Having worked with both Redux and a "real" FRP implementation (Haskell's Reflex library), I wouldn't call Redux FRP.

In Redux one explicitly, imperatively sends messages to a top-level message dispatcher, which then invokes more imperative code.

This feels /very/ different to Reflex's folding over events, and transforming dynamic values with pure functions.

The API you use is pretty different as well; consider:

* https://github.com/reflex-frp/reflex/blob/develop/Quickref.m...

* https://github.com/reflex-frp/reflex-dom/blob/develop/Quickr...


Completely agree Reflex is proper FRP. Redux does have some of the basics of FRP and you can stick to pure functions as well, which is limited by JS but not necessarily by the Redux pattern. I believe Redux is subset of FRP, that uses discrete commands instead of continuous function of time, and the time function can be made into descrete events for implementing commands. The rest builds on top of that.

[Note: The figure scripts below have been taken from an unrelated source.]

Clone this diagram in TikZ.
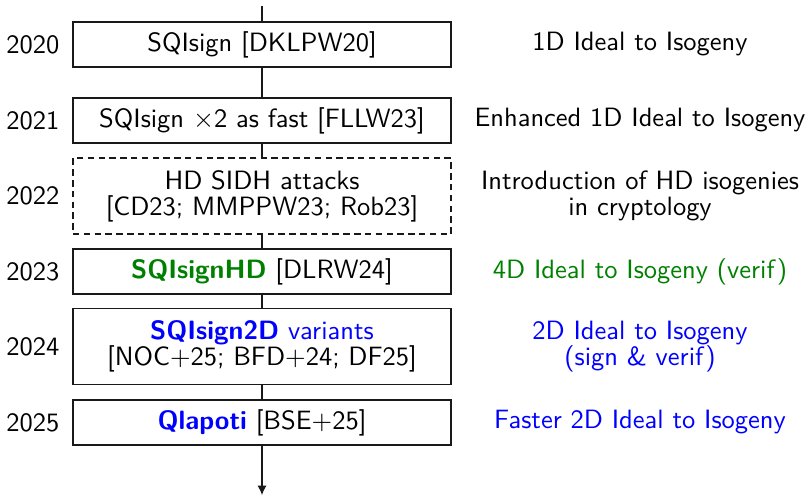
\documentclass[tikz,border=0pt]{standalone}
\usetikzlibrary{arrows.meta}
\definecolor{hdgreen}{RGB}{0,128,0}
\definecolor{hdblue}{RGB}{0,0,255}
\definecolor{rule}{RGB}{25,25,25}
\begin{document}
\begin{tikzpicture}[x=0.37pt,y=-0.37pt,
  every node/.style={font=\fontsize{9.8}{9.6}\selectfont\sffamily},
  tbox/.style={draw=rule, line width=0.4pt, minimum width=378*0.37pt, minimum height=45*0.37pt, inner sep=0pt, align=center},
  tallbox/.style={tbox, minimum height=76*0.37pt},
  year/.style={anchor=east, inner sep=0pt},
  note/.style={align=center, inner sep=0pt},
  link/.style={draw=rule, line width=0.4pt}]
\useasboundingbox (0,0) rectangle (808,496);

% timeline boxes
\node[tbox] (b1) at (262,44.5) {SQIsign [DKLPW20]};
\node[tbox] (b2) at (262,120.5) {SQIsign $\times$2 as fast [FLLW23]};
\node[tallbox, dash pattern=on 2.4pt off 1.6pt] (b3) at (262,196) {HD SIDH attacks\\{}[CD23; MMPPW23; Rob23]};
\node[tbox] (b4) at (262,271.5) {\textcolor{hdgreen}{\bfseries SQIsignHD} [DLRW24]};
\node[tallbox] (b5) at (262,346.5) {\textcolor{hdblue}{{\bfseries SQIsign2D} variants}\\{}[NOC+25; BFD+24; DF25]};
\node[tbox] (b6) at (262,422.5) {\textcolor{hdblue}{\bfseries Qlapoti} [BSE+25]};

% years
\node[year] (y1) at (60,44.5) {2020};
\node[year] (y2) at (60,120.5) {2021};
\node[year] (y3) at (60,196) {2022};
\node[year] (y4) at (60,271.5) {2023};
\node[year] (y5) at (60,346.5) {2024};
\node[year] (y6) at (60,422.5) {2025};

% descriptions
\node[note] (n1) at (640,44.5) {1D Ideal to Isogeny};
\node[note] (n2) at (640,120.5) {Enhanced 1D Ideal to Isogeny};
\node[note] (n3) at (640,196) {Introduction of HD isogenies\\in cryptology};
\node[note, text=hdgreen] (n4) at (640,271.5) {4D Ideal to Isogeny (verif)};
\node[note, text=hdblue] (n5) at (640,346.5) {2D Ideal to Isogeny\\(sign \& verif)};
\node[note, text=hdblue] (n6) at (640,422.5) {Faster 2D Ideal to Isogeny};

% connectors
\coordinate (top) at (262,6);
\coordinate (bottom) at (262,495);
\draw[link] (top) -- (b1.north);
\draw[link] (b1) -- (b2);
\draw[link] (b2) -- (b3);
\draw[link] (b3) -- (b4);
\draw[link] (b4) -- (b5);
\draw[link] (b5) -- (b6);
\draw[link, -{Latex[length=3.5pt,width=3.4pt]}] (b6.south) -- (bottom);
\end{tikzpicture}
\end{document}
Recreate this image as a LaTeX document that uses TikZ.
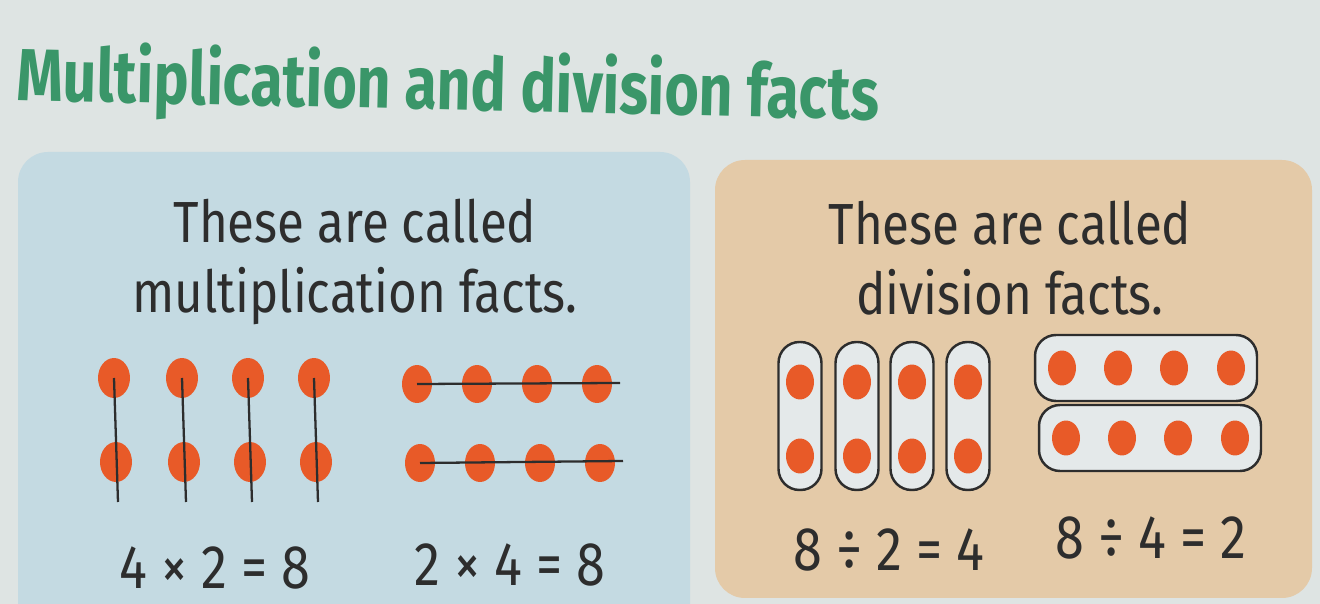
\documentclass[tikz,border=0pt]{standalone}
\usepackage{fontspec}
\setmainfont{Fira Sans}[FakeStretch=0.85]
\newfontfamily\titlefont{Fira Sans}[FakeStretch=0.8]
\usetikzlibrary{shapes.geometric}

\definecolor{pagegrey}{RGB}{222,228,227}
\definecolor{titlegreen}{RGB}{58,150,105}
\definecolor{panelblue}{RGB}{196,218,226}
\definecolor{panelbeige}{RGB}{228,202,168}
\definecolor{dotorange}{RGB}{232,90,40}
\definecolor{textgrey}{RGB}{45,45,45}
\definecolor{capsulefill}{RGB}{228,233,234}

\begin{document}
\begin{tikzpicture}[x=0.02cm, y=-0.02cm,
  txt/.style={textgrey, font=\fontsize{33}{40}\selectfont, align=center},
  eqn/.style={textgrey, font=\fontsize{35}{38}\selectfont, inner sep=0pt},
  dot/.style={ellipse, fill=dotorange, inner sep=0pt, minimum width=0.64cm, minimum height=0.8cm},
  smalldot/.style={dot, minimum width=0.56cm, minimum height=0.7cm},
  stick/.style={textgrey, line width=1.3pt},
  capsule/.style={draw=textgrey, fill=capsulefill, line width=1.4pt, rounded corners=0.42cm, inner sep=0pt}]

% seite
\fill[pagegrey] (0,0) rectangle (1320,604);
\useasboundingbox (0,0) rectangle (1320,604);

% ueberschrift
\node[titlegreen, font=\titlefont\fontsize{42}{50}\selectfont\bfseries, anchor=base west, rotate=-1.3] (title) at (10,100) {Multiplication and division facts};

% linke tafel
\fill[panelblue, rounded corners=0.6cm] (18,152) rectangle (690,650);
\node[txt] (multxt) at (355,262) {These are called\\multiplication facts.};

% 4 senkrechte staebe
\foreach \x [count=\i] in {114,182,248,314} {
  \node[dot] (mt\i) at (\x,378) {};
  \node[dot] (mb\i) at (\x+2,462) {};
  \coordinate (me\i) at (\x+4,502);
  \draw[stick] (mt\i.center) -- (me\i);
}

% 2 waagrechte staebe
\foreach \x [count=\i] in {417,477,537,597} {
  \node[dot, minimum width=0.6cm, minimum height=0.76cm] (ht\i) at (\x,384) {};
  \node[dot, minimum width=0.6cm, minimum height=0.76cm] (hb\i) at (\x+3,463) {};
}
\coordinate (hte) at (620,383);
\coordinate (hbe) at (623,461);
\draw[stick] (ht1.center) -- (hte);
\draw[stick] (hb1.center) -- (hbe);

\node[eqn] (eqa) at (215,568) {4 × 2 = 8};
\node[eqn] (eqb) at (510,565) {2 × 4 = 8};

% rechte tafel
\fill[panelbeige, rounded corners=0.6cm] (715,160) rectangle (1312,598);
\node[txt] (divtxt) at (1010,258) {These are called\\division facts.};

% 4 senkrechte kapseln
\foreach \x [count=\i] in {800,857,912,968} {
  \node[capsule, minimum width=0.86cm, minimum height=2.96cm] (dv\i) at (\x,416) {};
  \node[smalldot] (dvt\i) at (\x,382) {};
  \node[smalldot] (dvb\i) at (\x,456) {};
}

% 2 waagrechte kapseln
\node[capsule, minimum width=4.44cm, minimum height=1.32cm] (dh1) at (1146,368) {};
\node[capsule, minimum width=4.44cm, minimum height=1.32cm] (dh2) at (1150,438) {};
\foreach \x [count=\i] in {1062,1118,1174,1231} {
  \node[smalldot] (dht\i) at (\x,368) {};
  \node[smalldot] (dhb\i) at (\x+4,438) {};
}

\node[eqn] (eqc) at (889,550) {8 ÷ 2 = 4};
\node[eqn] (eqd) at (1151,538) {8 ÷ 4 = 2};

\end{tikzpicture}
\end{document}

To me, the core of FRP is hiding state. You couldn't look at a FRP program and say, "Yeah, here's where we define value X". Instead, you'd see various time-varying functions and the manner in which these functions are composed will implicitly define the state.

I think Redux isn't true FRP because it's very much about defining state. You plainly state every variable your program needs, while in FRP, variables just don't exist.


Hiding state is more the priority of declarative programming. FRP being declarative definitely does that, but I think the update loop is what's at the core of FRP, namely function changes over time and how they compose together to create chains of function changes over time, or something like that.